Copy out the listing that follows, exact in every word, and skip the images.

####

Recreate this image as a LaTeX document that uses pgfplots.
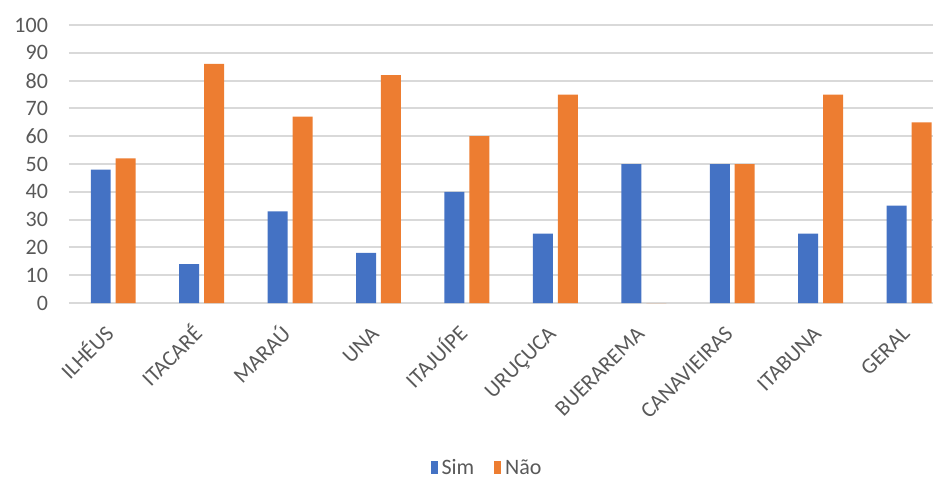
\documentclass[border=0pt]{standalone}
\usepackage{fontspec}
\setmainfont{Carlito}
\usepackage{pgfplots}
\usepackage{pgfplotstable}
\pgfplotsset{compat=1.18}

\definecolor{simblue}{HTML}{4472C4}
\definecolor{naoorange}{HTML}{ED7D31}
\definecolor{txtgray}{HTML}{595959}
\definecolor{gridgray}{HTML}{D9D9D9}

% Percentual de respostas por município
\pgfplotstableread{
x  sim  nao
0  48   52
1  14   86
2  33   67
3  18   82
4  40   60
5  25   75
6  50   0
7  50   50
8  25   75
9  35   65
}\dados

\begin{document}
\begin{tikzpicture}
\useasboundingbox (0,0) rectangle (466.5pt,242pt);
\begin{axis}[
  at={(34.5pt,90.5pt)}, anchor=south west,
  scale only axis,
  width=432pt, height=139pt,
  font=\fontsize{11}{13}\selectfont,
  /pgf/number format/assume math mode=true,
  xmin=-0.5, xmax=9.27,
  ymin=0, ymax=100,
  ytick={0,10,...,100},
  xtick=data,
  xticklabels={ILHÉUS,ITACARÉ,MARAÚ,UNA,ITAJUÍPE,URUÇUCA,BUERAREMA,CANAVIEIRAS,ITABUNA,GERAL},
  xticklabel style={yshift=-16pt, xshift=1pt, rotate=45, anchor=base east,
    inner sep=0pt, text=txtgray},
  yticklabel style={text=txtgray, xshift=-7pt},
  axis line style={draw=none},
  tick style={draw=none},
  ymajorgrids,
  major grid style={color=gridgray, line width=1pt},
  legend style={at={(0.485,-0.595)}, anchor=center, draw=none, fill=none,
    legend columns=2, text=txtgray, inner sep=1pt,
    /tikz/every even column/.append style={column sep=8pt}},
  legend image code/.code={\fill[#1] (0pt,-3pt) rectangle (3.5pt,3.5pt);},
]
\addplot[ybar, bar width=0.226, bar shift=-0.141, fill=simblue, draw=none]
  table[x=x, y=sim] {\dados};
\addlegendentry{Sim}
\addplot[ybar, bar width=0.226, bar shift=0.141, fill=naoorange, draw=none]
  table[x=x, y=nao] {\dados};
\addlegendentry{Não}
\end{axis}
\end{tikzpicture}
\end{document}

####

Answer for the task:
Recreate this image as a LaTeX document that uses pgfplots.
\documentclass[border=0pt]{standalone}
\usepackage{fontspec}
\setmainfont{Carlito}
\usepackage{pgfplots}
\usepackage{pgfplotstable}
\pgfplotsset{compat=1.18}

\definecolor{simblue}{HTML}{4472C4}
\definecolor{naoorange}{HTML}{ED7D31}
\definecolor{txtgray}{HTML}{595959}
\definecolor{gridgray}{HTML}{D9D9D9}

% Percentual de respostas por município
\pgfplotstableread{
x  sim  nao
0  48   52
1  14   86
2  33   67
3  18   82
4  40   60
5  25   75
6  50   0
7  50   50
8  25   75
9  35   65
}\dados

\begin{document}
\begin{tikzpicture}
\useasboundingbox (0,0) rectangle (466.5pt,242pt);
\begin{axis}[
  at={(34.5pt,90.5pt)}, anchor=south west,
  scale only axis,
  width=432pt, height=139pt,
  font=\fontsize{11}{13}\selectfont,
  /pgf/number format/assume math mode=true,
  xmin=-0.5, xmax=9.27,
  ymin=0, ymax=100,
  ytick={0,10,...,100},
  xtick=data,
  xticklabels={ILHÉUS,ITACARÉ,MARAÚ,UNA,ITAJUÍPE,URUÇUCA,BUERAREMA,CANAVIEIRAS,ITABUNA,GERAL},
  xticklabel style={yshift=-16pt, xshift=1pt, rotate=45, anchor=base east,
    inner sep=0pt, text=txtgray},
  yticklabel style={text=txtgray, xshift=-7pt},
  axis line style={draw=none},
  tick style={draw=none},
  ymajorgrids,
  major grid style={color=gridgray, line width=1pt},
  legend style={at={(0.485,-0.595)}, anchor=center, draw=none, fill=none,
    legend columns=2, text=txtgray, inner sep=1pt,
    /tikz/every even column/.append style={column sep=8pt}},
  legend image code/.code={\fill[#1] (0pt,-3pt) rectangle (3.5pt,3.5pt);},
]
\addplot[ybar, bar width=0.226, bar shift=-0.141, fill=simblue, draw=none]
  table[x=x, y=sim] {\dados};
\addlegendentry{Sim}
\addplot[ybar, bar width=0.226, bar shift=0.141, fill=naoorange, draw=none]
  table[x=x, y=nao] {\dados};
\addlegendentry{Não}
\end{axis}
\end{tikzpicture}
\end{document}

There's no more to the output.